◆ Exercise description ◆
Output the material beneath this task exactly, images excluded.

◆ Material ◆
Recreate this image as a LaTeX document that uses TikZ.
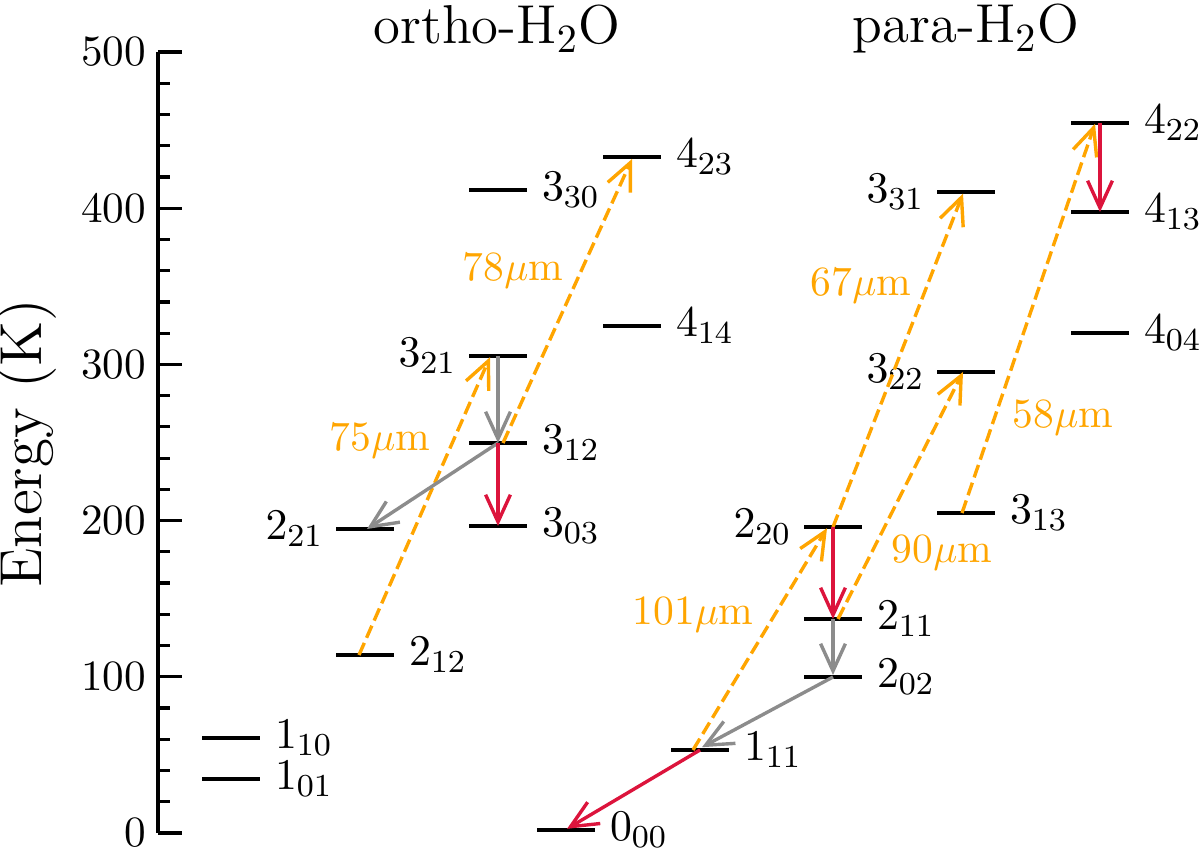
\documentclass[tikz,border=0pt]{standalone}
\usetikzlibrary{arrows.meta}
\definecolor{orng}{HTML}{FFA500}
\definecolor{crim}{HTML}{DC143C}
\definecolor{gry}{HTML}{8C8C8C}
\begin{document}
\begin{tikzpicture}[x=0.25pt,y=-0.25pt,
  lev/.style={inner sep=0pt,minimum width=14pt,minimum height=0pt},
  levline/.style={line width=0.85pt},
  txt/.style={font=\fontsize{11.4}{13}\selectfont,inner sep=0pt},
  rl/.style={txt,anchor=west,xshift=3.6pt},
  ll/.style={txt,anchor=east,xshift=-3pt},
  tip/.style={-{Straight Barb[length=6.8pt,width=6.2pt,line width=0.85pt]}},
  ir/.style={tip,orng,line width=0.85pt,dash pattern=on 3.3pt off 1.4pt},
  gr/.style={tip,gry,line width=0.85pt},
  rd/.style={tip,crim,line width=0.85pt},
  wl/.style={font=\fontsize{10.4}{12}\selectfont,inner sep=0pt,orng}]
\useasboundingbox (0,0) rectangle (1200,853);
% axis
\draw[line width=0.8pt] (158,52) -- (158,833);
\foreach \e in {0,100,...,500}{
  \draw[line width=0.8pt] (158,833-1.562*\e) -- (182,833-1.562*\e);
  \node[font=\fontsize{10.8}{12}\selectfont,inner sep=0pt,anchor=east] (t\e) at (147,833-1.562*\e) {\e};
}
\foreach \e in {20,40,60,80,120,140,160,180,220,240,260,280,320,340,360,380,420,440,460,480}{
  \draw[line width=0.8pt] (158,833-1.562*\e) -- (170,833-1.562*\e);
}
\node[font=\fontsize{14.8}{16}\selectfont,rotate=90] (ylab) at (27,443) {Energy (K)};
% titles
\node[font=\fontsize{13.7}{15}\selectfont,inner sep=0pt] (tortho) at (497,29) {ortho-H$_2$O};
\node[font=\fontsize{13.7}{15}\selectfont,inner sep=0pt] (tpara) at (966,29) {para-H$_2$O};
% levels ortho
\node[lev] (L110) at (231,738) {};
\node[lev] (L101) at (231,779) {};
\node[lev] (L212) at (365,655) {};
\node[lev] (L221) at (365,529) {};
\node[lev] (L303) at (498,526) {};
\node[lev] (L312) at (498,443) {};
\node[lev] (L321) at (498,356) {};
\node[lev] (L330) at (498,190) {};
\node[lev] (L414) at (632,326) {};
\node[lev] (L423) at (632,157) {};
% levels para
\node[lev] (L000) at (566,830) {};
\node[lev] (L111) at (700,750) {};
\node[lev] (L202) at (833,677) {};
\node[lev] (L211) at (833,619) {};
\node[lev] (L220) at (833,527) {};
\node[lev] (L313) at (966,513) {};
\node[lev] (L322) at (966,372) {};
\node[lev] (L331) at (966,192) {};
\node[lev] (L404) at (1100,333) {};
\node[lev] (L413) at (1100,212) {};
\node[lev] (L422) at (1100,123) {};
\foreach \n in {L110,L101,L212,L221,L303,L312,L321,L330,L414,L423,L000,L111,L202,L211,L220,L313,L322,L331,L404,L413,L422}
  \draw[levline] (\n.west) -- (\n.east);
% labels
\node[rl] at (L110.east) {$1_{10}$};
\node[rl] at (L101.east) {$1_{01}$};
\node[rl] at (L212.east) {$2_{12}$};
\node[ll] at (L221.west) {$2_{21}$};
\node[rl] at (L303.east) {$3_{03}$};
\node[rl] at (L312.east) {$3_{12}$};
\node[ll] at (L321.west) {$3_{21}$};
\node[rl] at (L330.east) {$3_{30}$};
\node[rl] at (L414.east) {$4_{14}$};
\node[rl] at (L423.east) {$4_{23}$};
\node[rl] at (L000.east) {$0_{00}$};
\node[rl] at (L111.east) {$1_{11}$};
\node[rl] at (L202.east) {$2_{02}$};
\node[rl] at (L211.east) {$2_{11}$};
\node[ll] at (L220.west) {$2_{20}$};
\node[rl] at (L313.east) {$3_{13}$};
\node[ll] at (L322.west) {$3_{22}$};
\node[ll] at (L331.west) {$3_{31}$};
\node[rl] at (L404.east) {$4_{04}$};
\node[rl] at (L413.east) {$4_{13}$};
\node[rl] at (L422.east) {$4_{22}$};
% IR pumping
\draw[ir] ([xshift=-1.5pt]L212.center) -- ([xshift=-2pt,yshift=-0.3pt]L321.center);
\draw[ir] ([xshift=1.25pt]L312.center) -- ([yshift=-0.5pt]L423.center);
\draw[ir] ([xshift=-1.75pt]L111.center) -- ([xshift=-1.5pt,yshift=-0.3pt]L220.center);
\draw[ir] (L220.center) -- ([xshift=-0.75pt,yshift=-0.4pt]L331.center);
\draw[ir] ([xshift=1.25pt]L211.center) -- ([xshift=-0.75pt]L322.center);
\draw[ir] ([xshift=-1pt]L313.center) -- ([xshift=-1.25pt,yshift=-0.2pt]L422.center);
% cascades
\draw[gr] (L321.center) -- (L312.center);
\draw[gr] (L312.center) -- ([xshift=0.5pt]L221.center);
\draw[rd] (L312.center) -- (L303.center);
\draw[rd] (L220.center) -- (L211.center);
\draw[gr] (L211.center) -- ([yshift=0.5pt]L202.center);
\draw[gr] (L202.center) -- ([xshift=0.5pt,yshift=0.7pt]L111.center);
\draw[rd] (L111.center) -- ([xshift=0.25pt,yshift=0.3pt]L000.center);
\draw[rd] (L422.center) -- (L413.center);
% wavelengths
\node[wl] (w78) at (513,270) {78$\mu$m};
\node[wl] (w75) at (380,440) {75$\mu$m};
\node[wl] (w101) at (693,615) {101$\mu$m};
\node[wl] (w67) at (861,285) {67$\mu$m};
\node[wl] (w90) at (942,553) {90$\mu$m};
\node[wl] (w58) at (1063,418) {58$\mu$m};
\end{tikzpicture}
\end{document}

◆ Expected answer ◆
Recreate this image as a LaTeX document that uses TikZ.
\documentclass[tikz,border=0pt]{standalone}
\usetikzlibrary{arrows.meta}
\definecolor{orng}{HTML}{FFA500}
\definecolor{crim}{HTML}{DC143C}
\definecolor{gry}{HTML}{8C8C8C}
\begin{document}
\begin{tikzpicture}[x=0.25pt,y=-0.25pt,
  lev/.style={inner sep=0pt,minimum width=14pt,minimum height=0pt},
  levline/.style={line width=0.85pt},
  txt/.style={font=\fontsize{11.4}{13}\selectfont,inner sep=0pt},
  rl/.style={txt,anchor=west,xshift=3.6pt},
  ll/.style={txt,anchor=east,xshift=-3pt},
  tip/.style={-{Straight Barb[length=6.8pt,width=6.2pt,line width=0.85pt]}},
  ir/.style={tip,orng,line width=0.85pt,dash pattern=on 3.3pt off 1.4pt},
  gr/.style={tip,gry,line width=0.85pt},
  rd/.style={tip,crim,line width=0.85pt},
  wl/.style={font=\fontsize{10.4}{12}\selectfont,inner sep=0pt,orng}]
\useasboundingbox (0,0) rectangle (1200,853);
% axis
\draw[line width=0.8pt] (158,52) -- (158,833);
\foreach \e in {0,100,...,500}{
  \draw[line width=0.8pt] (158,833-1.562*\e) -- (182,833-1.562*\e);
  \node[font=\fontsize{10.8}{12}\selectfont,inner sep=0pt,anchor=east] (t\e) at (147,833-1.562*\e) {\e};
}
\foreach \e in {20,40,60,80,120,140,160,180,220,240,260,280,320,340,360,380,420,440,460,480}{
  \draw[line width=0.8pt] (158,833-1.562*\e) -- (170,833-1.562*\e);
}
\node[font=\fontsize{14.8}{16}\selectfont,rotate=90] (ylab) at (27,443) {Energy (K)};
% titles
\node[font=\fontsize{13.7}{15}\selectfont,inner sep=0pt] (tortho) at (497,29) {ortho-H$_2$O};
\node[font=\fontsize{13.7}{15}\selectfont,inner sep=0pt] (tpara) at (966,29) {para-H$_2$O};
% levels ortho
\node[lev] (L110) at (231,738) {};
\node[lev] (L101) at (231,779) {};
\node[lev] (L212) at (365,655) {};
\node[lev] (L221) at (365,529) {};
\node[lev] (L303) at (498,526) {};
\node[lev] (L312) at (498,443) {};
\node[lev] (L321) at (498,356) {};
\node[lev] (L330) at (498,190) {};
\node[lev] (L414) at (632,326) {};
\node[lev] (L423) at (632,157) {};
% levels para
\node[lev] (L000) at (566,830) {};
\node[lev] (L111) at (700,750) {};
\node[lev] (L202) at (833,677) {};
\node[lev] (L211) at (833,619) {};
\node[lev] (L220) at (833,527) {};
\node[lev] (L313) at (966,513) {};
\node[lev] (L322) at (966,372) {};
\node[lev] (L331) at (966,192) {};
\node[lev] (L404) at (1100,333) {};
\node[lev] (L413) at (1100,212) {};
\node[lev] (L422) at (1100,123) {};
\foreach \n in {L110,L101,L212,L221,L303,L312,L321,L330,L414,L423,L000,L111,L202,L211,L220,L313,L322,L331,L404,L413,L422}
  \draw[levline] (\n.west) -- (\n.east);
% labels
\node[rl] at (L110.east) {$1_{10}$};
\node[rl] at (L101.east) {$1_{01}$};
\node[rl] at (L212.east) {$2_{12}$};
\node[ll] at (L221.west) {$2_{21}$};
\node[rl] at (L303.east) {$3_{03}$};
\node[rl] at (L312.east) {$3_{12}$};
\node[ll] at (L321.west) {$3_{21}$};
\node[rl] at (L330.east) {$3_{30}$};
\node[rl] at (L414.east) {$4_{14}$};
\node[rl] at (L423.east) {$4_{23}$};
\node[rl] at (L000.east) {$0_{00}$};
\node[rl] at (L111.east) {$1_{11}$};
\node[rl] at (L202.east) {$2_{02}$};
\node[rl] at (L211.east) {$2_{11}$};
\node[ll] at (L220.west) {$2_{20}$};
\node[rl] at (L313.east) {$3_{13}$};
\node[ll] at (L322.west) {$3_{22}$};
\node[ll] at (L331.west) {$3_{31}$};
\node[rl] at (L404.east) {$4_{04}$};
\node[rl] at (L413.east) {$4_{13}$};
\node[rl] at (L422.east) {$4_{22}$};
% IR pumping
\draw[ir] ([xshift=-1.5pt]L212.center) -- ([xshift=-2pt,yshift=-0.3pt]L321.center);
\draw[ir] ([xshift=1.25pt]L312.center) -- ([yshift=-0.5pt]L423.center);
\draw[ir] ([xshift=-1.75pt]L111.center) -- ([xshift=-1.5pt,yshift=-0.3pt]L220.center);
\draw[ir] (L220.center) -- ([xshift=-0.75pt,yshift=-0.4pt]L331.center);
\draw[ir] ([xshift=1.25pt]L211.center) -- ([xshift=-0.75pt]L322.center);
\draw[ir] ([xshift=-1pt]L313.center) -- ([xshift=-1.25pt,yshift=-0.2pt]L422.center);
% cascades
\draw[gr] (L321.center) -- (L312.center);
\draw[gr] (L312.center) -- ([xshift=0.5pt]L221.center);
\draw[rd] (L312.center) -- (L303.center);
\draw[rd] (L220.center) -- (L211.center);
\draw[gr] (L211.center) -- ([yshift=0.5pt]L202.center);
\draw[gr] (L202.center) -- ([xshift=0.5pt,yshift=0.7pt]L111.center);
\draw[rd] (L111.center) -- ([xshift=0.25pt,yshift=0.3pt]L000.center);
\draw[rd] (L422.center) -- (L413.center);
% wavelengths
\node[wl] (w78) at (513,270) {78$\mu$m};
\node[wl] (w75) at (380,440) {75$\mu$m};
\node[wl] (w101) at (693,615) {101$\mu$m};
\node[wl] (w67) at (861,285) {67$\mu$m};
\node[wl] (w90) at (942,553) {90$\mu$m};
\node[wl] (w58) at (1063,418) {58$\mu$m};
\end{tikzpicture}
\end{document}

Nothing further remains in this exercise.